→ Task material
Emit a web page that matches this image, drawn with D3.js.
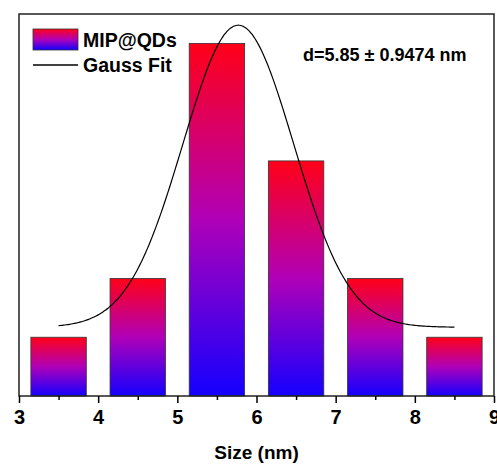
<!DOCTYPE html>
<html>
<head>
<meta charset="utf-8">
<script src="https://cdn.jsdelivr.net/npm/d3@7"></script>
<style>
  body { margin: 0; background: #fff; }
  text { font-family: "Liberation Sans", Arial, sans-serif; font-weight: bold; fill: #000; }
</style>
</head>
<body>
<div class="viz"></div>
<script>
// histogram bins (center, count)
const binCenters = [3.5, 4.5, 5.5, 6.5, 7.5, 8.5];
const counts = [1, 2, 6, 4, 2, 1];
const binWidth = 0.7;

// gauss fit parameters
const fitY0 = 1.17;
const fitA = 5.14;
const fitXc = 5.77;
const fitSigma = 0.70;
const fitRange = [3.5, 8.5];

const xTicks = [3, 4, 5, 6, 7, 8, 9];
const annotation = "d=5.85 \u00b1 0.9474 nm";

const W = 497, H = 467;
const margin = { top: 14, right: 3, bottom: 71, left: 19 };
const width = W - margin.left - margin.right;
const height = H - margin.top - margin.bottom;

const svg = d3.select('.viz')
    .append('svg')
    .attr('width', W)
    .attr('height', H);

const defs = svg.append('defs');
const grad = defs.append('linearGradient')
    .attr('id', 'barGrad')
    .attr('x1', 0).attr('y1', 0)
    .attr('x2', 0).attr('y2', 1);
grad.append('stop').attr('offset', '0%').attr('stop-color', '#ff0018');
grad.append('stop').attr('offset', '50%').attr('stop-color', '#b000b8');
grad.append('stop').attr('offset', '100%').attr('stop-color', '#1400ff');

const g = svg.append('g')
    .attr('transform', `translate(${margin.left},${margin.top})`);

const x = d3.scaleLinear().domain([3, 9]).range([0, width]);
const y = d3.scaleLinear().domain([0, 6.5]).range([height, 0]);

// bars
g.selectAll('rect.bar')
    .data(binCenters)
    .enter()
    .append('rect')
    .attr('class', 'bar')
    .attr('x', d => x(d - binWidth / 2))
    .attr('width', d => x(d + binWidth / 2) - x(d - binWidth / 2))
    .attr('y', (d, i) => y(counts[i]))
    .attr('height', (d, i) => y(0) - y(counts[i]))
    .style('fill', 'url(#barGrad)')
    .style('stroke', '#333')
    .style('stroke-width', 0.8);

// gauss fit curve
const gauss = v => fitY0 + fitA * Math.exp(-((v - fitXc) ** 2) / (2 * fitSigma * fitSigma));
const pts = d3.range(fitRange[0], fitRange[1] + 0.001, 0.02);
g.append('path')
    .datum(pts)
    .attr('d', d3.line().x(d => x(d)).y(d => y(gauss(d))).curve(d3.curveBasis))
    .style('fill', 'none')
    .style('stroke', '#000')
    .style('stroke-width', 1.2);

// frame
g.append('rect')
    .attr('width', width)
    .attr('height', height)
    .style('fill', 'none')
    .style('stroke', '#222')
    .style('stroke-width', 1.5);

// x axis
const xAxis = g.append('g')
    .attr('transform', `translate(0,${height})`)
    .call(d3.axisBottom(x).tickValues(xTicks).tickFormat(d3.format('d')).tickSize(7).tickPadding(7));
xAxis.select('.domain').remove();
xAxis.selectAll('line').style('stroke', '#000').style('stroke-width', 1.5);
xAxis.selectAll('text').style('font-size', '20px').style('font-weight', 'bold');

// minor ticks
g.append('g')
    .attr('transform', `translate(0,${height})`)
    .call(d3.axisBottom(x).tickValues(d3.range(3.5, 9, 1)).tickFormat('').tickSize(4))
    .call(a => a.select('.domain').remove())
    .selectAll('line').style('stroke', '#000').style('stroke-width', 1.5);

// axis title
svg.append('text')
    .attr('x', margin.left + width / 2)
    .attr('y', 459)
    .attr('text-anchor', 'middle')
    .style('font-size', '19px')
    .text('Size (nm)');

// legend
const leg = svg.append('g');
leg.append('rect')
    .attr('x', 33).attr('y', 29)
    .attr('width', 45).attr('height', 21)
    .style('fill', 'url(#barGrad)')
    .style('stroke', '#333')
    .style('stroke-width', 0.8);
leg.append('text')
    .attr('x', 83).attr('y', 47)
    .style('font-size', '19.5px')
    .text('MIP@QDs');
leg.append('line')
    .attr('x1', 33).attr('x2', 78)
    .attr('y1', 65).attr('y2', 65)
    .style('stroke', '#000')
    .style('stroke-width', 1.3);
leg.append('text')
    .attr('x', 83).attr('y', 72)
    .style('font-size', '19.5px')
    .text('Gauss Fit');

// annotation
svg.append('text')
    .attr('x', 303).attr('y', 61)
    .style('font-size', '18px')
    .text(annotation);
</script>
</body>
</html>
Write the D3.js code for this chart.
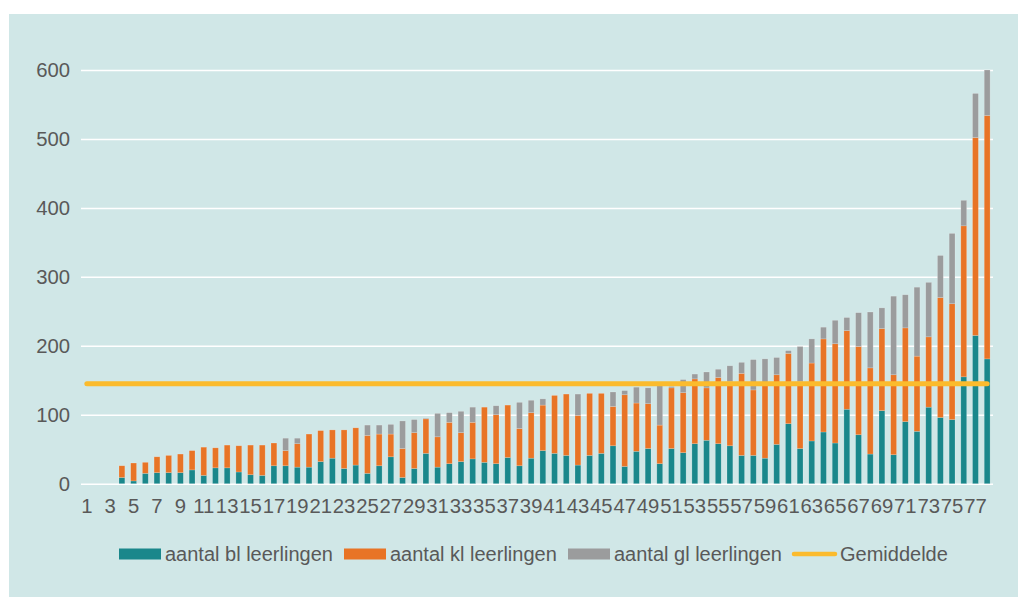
<!DOCTYPE html>
<html>
<head>
<meta charset="utf-8">
<script src="https://cdn.jsdelivr.net/npm/d3@7"></script>
<style>
  html, body { margin: 0; padding: 0; background: #ffffff; }
  svg { display: block; font-family: "Liberation Sans", Arial, sans-serif; }
</style>
</head>
<body>
<svg width="1018" height="597"></svg>
<script>
// Schools numbered 1..78 (first three have no pupils)
const categories = d3.range(1, 79);

// Tick labels shown on the x axis (every other school)
const xTickLabels = [1, 3, 5, 7, 9, 11, 13, 15, 17, 19, 21, 23, 25, 27, 29, 31, 33, 35, 37, 39,
  41, 43, 45, 47, 49, 51, 53, 55, 57, 59, 61, 63, 65, 67, 69, 71, 73, 75, 77];

const yTicks = [0, 100, 200, 300, 400, 500, 600];

// aantal bl leerlingen
const blValues = [0, 0, 0, 9, 4, 15, 16, 16, 16, 20, 12, 23, 23, 17, 13, 12, 26, 26, 24, 24,
  32, 37, 22, 27, 15, 26, 39, 9, 22, 44, 24, 29, 32, 36, 31, 29, 38, 26, 37, 48,
  44, 41, 27, 41, 44, 55, 25, 47, 51, 29, 51, 45, 58, 63, 58, 55, 41, 41, 37, 57,
  87, 51, 62, 75, 59, 108, 71, 43, 106, 42, 90, 76, 111, 96, 93, 155, 215, 181];

// aantal kl leerlingen
const klValues = [0, 0, 0, 17, 26, 16, 23, 25, 27, 28, 41, 29, 33, 38, 43, 44, 33, 22, 34, 48,
  45, 41, 56, 54, 55, 46, 33, 42, 52, 50, 44, 60, 42, 53, 80, 71, 76, 54, 66, 66,
  84, 89, 72, 90, 87, 57, 104, 70, 65, 56, 88, 87, 94, 76, 96, 93, 119, 95, 108, 101,
  102, 97, 113, 135, 144, 114, 128, 125, 119, 116, 136, 109, 102, 174, 168, 219, 287, 353];

// aantal gl leerlingen
const glValues = [0, 0, 0, 0, 0, 0, 0, 0, 0, 0, 0, 0, 0, 0, 0, 0, 0, 18, 8, 0,
  0, 0, 0, 0, 15, 13, 14, 40, 19, 1, 34, 14, 31, 22, 0, 13, 0, 38, 18, 9,
  0, 0, 31, 0, 0, 21, 6, 23, 23, 58, 2, 19, 7, 23, 12, 23, 16, 44, 36, 25,
  4, 51, 35, 17, 34, 19, 49, 81, 30, 114, 48, 100, 79, 61, 102, 37, 64, 66];

// Gemiddelde (average over all schools)
const gemiddelde = 145;

const seriesNames = ["aantal bl leerlingen", "aantal kl leerlingen", "aantal gl leerlingen"];
const seriesColors = ["#1a878b", "#e87426", "#9b9c9d"];
const avgColor = "#fbbb2d";
const textColor = "#595959";
const fontSize = "20.3px";

const svg = d3.select("svg");

// Light panel behind the chart
svg.append("rect")
  .attr("x", 9).attr("y", 14)
  .attr("width", 1009).attr("height", 583)
  .attr("fill", "#d0e7e7");

const plot = { left: 81, right: 993, top: 70, bottom: 483.7 };

const x = d3.scaleBand()
  .domain(categories)
  .range([plot.left, plot.right])
  .paddingInner(0.5)
  .paddingOuter(0.25);

const y = d3.scaleLinear()
  .domain([0, 600])
  .range([plot.bottom, plot.top]);

// y grid + labels
const yAxis = svg.append("g")
  .attr("transform", `translate(${plot.left},0)`)
  .call(d3.axisLeft(y)
    .tickValues(yTicks)
    .tickSize(-(plot.right - plot.left))
    .tickPadding(11)
    .tickFormat(d3.format("d")));
yAxis.select(".domain").remove();
yAxis.selectAll(".tick line").attr("stroke", "#ffffff").attr("stroke-width", 1.5);
yAxis.selectAll(".tick text")
  .attr("fill", textColor)
  .style("font-size", fontSize)
  .style("font-family", '"Liberation Sans", Arial, sans-serif');

// Stacked bars
const table = categories.map((c, i) => ({
  cat: c, bl: blValues[i], kl: klValues[i], gl: glValues[i]
}));
const stack = d3.stack().keys(["bl", "kl", "gl"])(table);

svg.append("g")
  .selectAll("g")
  .data(stack)
  .join("g")
  .attr("fill", (d, i) => seriesColors[i])
  .selectAll("rect")
  .data(d => d.filter(p => p[1] - p[0] > 0))
  .join("rect")
  .attr("x", d => x(d.data.cat))
  .attr("width", x.bandwidth())
  .attr("y", d => y(d[1]))
  .attr("height", d => y(d[0]) - y(d[1]))
  .attr("stroke", "rgba(255,255,255,0.3)")
  .attr("stroke-width", 0.6);

// Average line
const line = d3.line()
  .x(d => x(d) + x.bandwidth() / 2)
  .y(() => y(gemiddelde));

svg.append("path")
  .datum([categories[0], categories[categories.length - 1]])
  .attr("d", line)
  .attr("fill", "none")
  .attr("stroke", avgColor)
  .attr("stroke-width", 5)
  .attr("stroke-linecap", "round");

// x labels
const xAxis = svg.append("g")
  .attr("transform", `translate(0,${plot.bottom})`)
  .call(d3.axisBottom(x).tickValues(xTickLabels).tickSize(0).tickPadding(15));
xAxis.select(".domain").remove();
xAxis.selectAll(".tick text")
  .attr("fill", textColor)
  .style("font-size", fontSize)
  .style("font-family", '"Liberation Sans", Arial, sans-serif');

// Legend
const legendY = 554;
const legendItems = [
  { name: seriesNames[0], color: seriesColors[0], x: 119, type: "rect" },
  { name: seriesNames[1], color: seriesColors[1], x: 344, type: "rect" },
  { name: seriesNames[2], color: seriesColors[2], x: 568, type: "rect" },
  { name: "Gemiddelde", color: avgColor, x: 794, type: "line" }
];

const legend = svg.append("g");
legendItems.forEach(item => {
  if (item.type === "rect") {
    legend.append("rect")
      .attr("x", item.x).attr("y", legendY - 5.5)
      .attr("width", 42).attr("height", 11)
      .attr("fill", item.color);
  } else {
    legend.append("line")
      .attr("x1", item.x).attr("x2", item.x + 41)
      .attr("y1", legendY).attr("y2", legendY)
      .attr("stroke", item.color)
      .attr("stroke-width", 4.5)
      .attr("stroke-linecap", "round");
  }
  legend.append("text")
    .attr("x", item.x + 46).attr("y", legendY)
    .attr("dy", "0.35em")
    .attr("fill", textColor)
    .style("font-size", "20px")
    .text(item.name);
});
</script>
</body>
</html>
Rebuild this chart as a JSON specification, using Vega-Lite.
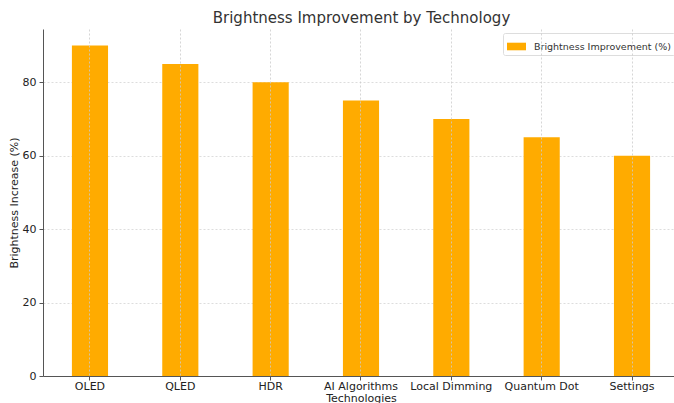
{
  "$schema": "https://vega.github.io/schema/vega-lite/v6.json",
  "width": 631,
  "height": 347,
  "autosize": {"type": "none"},
  "padding": {"left": 43, "top": 29, "right": 0, "bottom": 27},
  "config": {
    "font": "DejaVu Sans",
    "view": {"stroke": null},
    "axis": {"labelFont": "DejaVu Sans", "titleFont": "DejaVu Sans"}
  },
  "title": {
    "text": "Brightness Improvement by Technology",
    "fontSize": 15,
    "fontWeight": "normal",
    "color": "#333333",
    "offset": 3,
    "dx": 3
  },
  "data": {
    "values": [
      {"Technology": "OLED", "Brightness": 90},
      {"Technology": "QLED", "Brightness": 85},
      {"Technology": "HDR", "Brightness": 80},
      {"Technology": "AI Algorithms", "Brightness": 75},
      {"Technology": "Local Dimming", "Brightness": 70},
      {"Technology": "Quantum Dot", "Brightness": 65},
      {"Technology": "Settings", "Brightness": 60}
    ]
  },
  "mark": {"type": "bar", "stroke": null},
  "encoding": {
    "x": {
      "field": "Technology",
      "type": "nominal",
      "sort": null,
      "scale": {"range": [0, 636], "paddingInner": 0.6, "paddingOuter": 0.32},
      "axis": {
        "title": "Technologies",
        "titleFontSize": 11,
        "titleFontWeight": "normal",
        "titleColor": "#222222",
        "titlePadding": 1,
        "labelAngle": 0,
        "labelFontSize": 11,
        "labelColor": "#222222",
        "labelPadding": 0,
        "tickSize": 4,
        "tickColor": "#555555",
        "domainColor": "#555555",
        "grid": true,
        "gridColor": "#cccccc",
        "gridDash": [2, 2],
        "gridOpacity": 0.8,
        "zindex": 1
      }
    },
    "y": {
      "field": "Brightness",
      "type": "quantitative",
      "scale": {"domain": [0, 94.5], "nice": false},
      "axis": {
        "title": "Brightness Increase (%)",
        "titleFontSize": 11,
        "titleFontWeight": "normal",
        "titleColor": "#222222",
        "titlePadding": 3,
        "values": [0, 20, 40, 60, 80],
        "labelFontSize": 11,
        "labelColor": "#222222",
        "labelPadding": 3,
        "tickSize": 4,
        "tickColor": "#555555",
        "domainColor": "#555555",
        "grid": true,
        "gridColor": "#dddddd",
        "gridDash": [2, 2]
      }
    },
    "color": {
      "datum": "Brightness Improvement (%)",
      "type": "nominal",
      "scale": {"range": ["#FFAB00"]},
      "legend": {
        "title": null,
        "orient": "none",
        "legendX": 460,
        "legendY": 4,
        "padding": 4,
        "strokeColor": "#dddddd",
        "fillColor": "#ffffff",
        "cornerRadius": 2,
        "symbolType": "M-1,-0.4H1V0.4H-1Z",
        "symbolSize": 361,
        "symbolStrokeWidth": 0,
        "labelFontSize": 9.5,
        "labelColor": "#333333",
        "labelOffset": 8
      }
    }
  }
}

→ Requirement
Please take the lines from the beginning of the data above through the line holding "const binWidth = 0.7;" and transcribe them exactly, without any pictures.

→ Complete output
Emit a web page that matches this image, drawn with D3.js.
<!DOCTYPE html>
<html>
<head>
<meta charset="utf-8">
<script src="https://cdn.jsdelivr.net/npm/d3@7"></script>
<style>
  body { margin: 0; background: #fff; }
  text { font-family: "Liberation Sans", Arial, sans-serif; font-weight: bold; fill: #000; }
</style>
</head>
<body>
<div class="viz"></div>
<script>
// histogram bins (center, count)
const binCenters = [3.5, 4.5, 5.5, 6.5, 7.5, 8.5];
const counts = [1, 2, 6, 4, 2, 1];
const binWidth = 0.7;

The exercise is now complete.